Many others also cited seeing others in their community disable autocaps as the reason for why they started doing it. This behavior isn’t new or unique to internet communities. Assimilation into any culture requires new members conform to the implicit, unspoken, and often arbitrary idiosyncrasies of how that specific group chooses to communicate.
On the other hand, the media (with the exception of the Washington Post) decided during 2020’s Racial Reckoning to capitalize “Black” but not “white” as a sign of whose moral worth is to be subordinated to whom in this outlet. So, it’s not terribly likely that no matter how far the anti-capitalizationists succeeds in colleges north of the border, that African American academics will give up adulating themselves as Black while demeaning the bad guys as whites.
My guess is that in the future, everything will be lowercase except for a handful of privileged identities such as Black, Indigenous, and Person of Color.
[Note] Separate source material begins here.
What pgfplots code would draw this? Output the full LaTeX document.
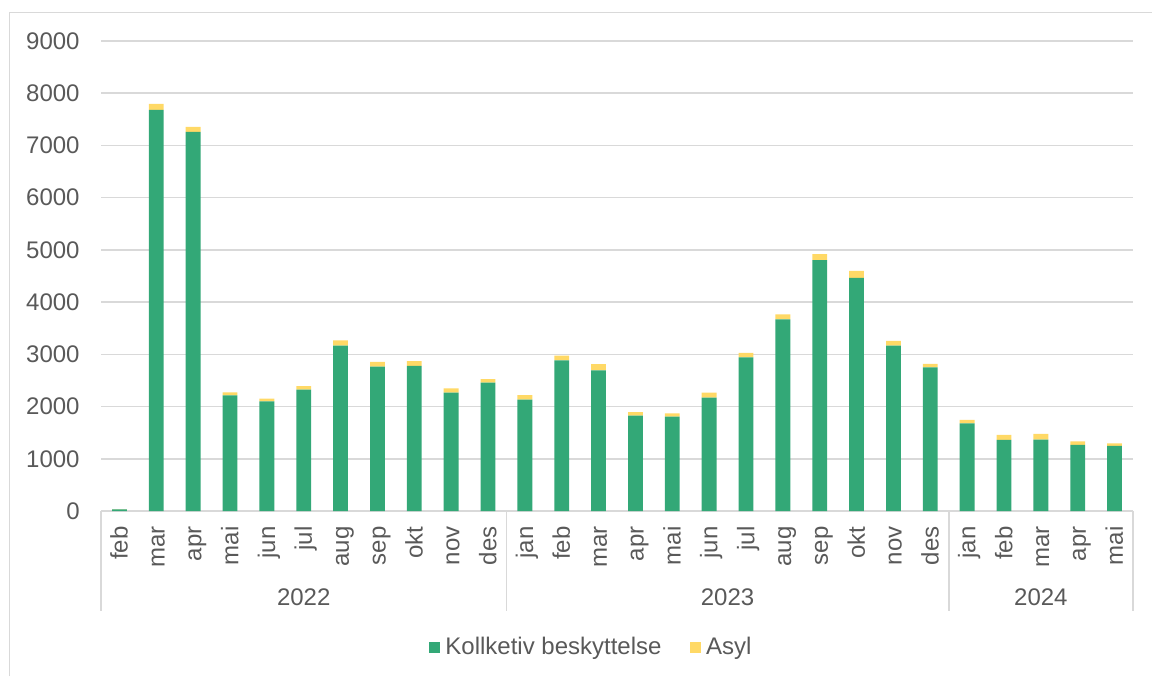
\documentclass[border=0pt]{standalone}
\usepackage{fontspec}
\setmainfont{Liberation Sans}
\usepackage{pgfplots}
\pgfplotsset{compat=1.18}
\definecolor{kgreen}{HTML}{33A877}
\definecolor{kyellow}{HTML}{FFD966}
\definecolor{txtgray}{HTML}{595959}
\definecolor{gridgray}{HTML}{D9D9D9}
\begin{document}
\fontsize{12}{14.4}\selectfont
\begin{tikzpicture}
\useasboundingbox (0,0) rectangle (576pt,338pt);
\draw[gridgray, line width=0.6pt] (4.75pt,0) -- (4.75pt,331.85pt) -- (576pt,331.85pt);
\begin{axis}[
  at={(50.5pt,82.5pt)}, anchor=south west,
  scale only axis, width=516pt, height=235pt,
  ybar stacked, bar width=7.4pt,
  xmin=-0.5, xmax=27.5, ymin=0, ymax=9000,
  ytick={0,1000,...,9000},
  xtick={0,...,27},
  xticklabels={feb,mar,apr,mai,jun,jul,aug,sep,okt,nov,des,jan,feb,mar,apr,mai,jun,jul,aug,sep,okt,nov,des,jan,feb,mar,apr,mai},
  scaled y ticks=false,
  /pgf/number format/1000 sep={},
  /pgf/number format/assume math mode=true,
  major tick length=0pt,
  axis x line*=bottom, axis y line*=left,
  y axis line style={draw=none},
  x axis line style={gridgray, line width=0.8pt},
  ymajorgrids, grid style={gridgray, line width=0.8pt},
  tick label style={font=\fontsize{12}{14.4}\selectfont, text=txtgray},
  yticklabel style={anchor=east, inner sep=0pt, xshift=-10.5pt},
  xticklabel style={yshift=-7.5pt, rotate=90, anchor=east, inner sep=0pt, text height=0.9em, text depth=0.21em},
  clip=false,
  legend style={at={(0.474,-0.29)}, anchor=center, draw=none, fill=none,
    font=\fontsize{12}{14.4}\selectfont, text=txtgray,
    nodes={inner sep=0pt},
    /tikz/every odd column/.append style={column sep=2.5pt},
    /tikz/every even column/.append style={column sep=14pt}},
  legend columns=2,
  legend image code/.code={\fill[#1] (0pt,-2.9pt) rectangle (5.8pt,2.9pt);},
]
\addplot[fill=kgreen, draw=none] coordinates {
 (0,30) (1,7680) (2,7260) (3,2215) (4,2100) (5,2323) (6,3166) (7,2764) (8,2777) (9,2266) (10,2457)
 (11,2131) (12,2885) (13,2694) (14,1825) (15,1806) (16,2170) (17,2943) (18,3670) (19,4806) (20,4462) (21,3166) (22,2751)
 (23,1679) (24,1360) (25,1366) (26,1264) (27,1245)};
\addplot[fill=kyellow, draw=none] coordinates {
 (0,8) (1,115) (2,95) (3,58) (4,50) (5,70) (6,100) (7,90) (8,95) (9,83) (10,70)
 (11,90) (12,90) (13,120) (14,70) (15,65) (16,95) (17,83) (18,96) (19,115) (20,134) (21,90) (22,64)
 (23,64) (24,100) (25,110) (26,70) (27,50)};
\legend{Kollketiv beskyttelse, Asyl}
\draw[gridgray, line width=0.8pt] (axis cs:-0.5,0) -- ([yshift=-50pt]axis cs:-0.5,0);
\draw[gridgray, line width=0.8pt] (axis cs:10.5,0) -- ([yshift=-50pt]axis cs:10.5,0);
\draw[gridgray, line width=0.8pt] (axis cs:22.5,0) -- ([yshift=-50pt]axis cs:22.5,0);
\draw[gridgray, line width=0.8pt] (axis cs:27.5,0) -- ([yshift=-50pt]axis cs:27.5,0);
\node[text=txtgray] at ([yshift=-43pt]axis cs:5,0) {2022};
\node[text=txtgray] at ([yshift=-43pt]axis cs:16.5,0) {2023};
\node[text=txtgray] at ([yshift=-43pt]axis cs:25,0) {2024};
\end{axis}
\end{tikzpicture}
\end{document}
Personally, I capitalize a lot of stuff because it makes me feel like a pompous German philosopher like Hegel. Also, it’s a way of calling attention to increasingly ubiquitous phrases, such as the Racial Reckoning. The mainstream media uses the term “racial reckoning” a lot, but only as praise. Dissidents don’t use the term “racial reckoning” much at all, not seeming to have noticed how funny it is or even noticing it all.
So I use Racial Reckoning to point out that it’s a ludicrous cliche for a disaster.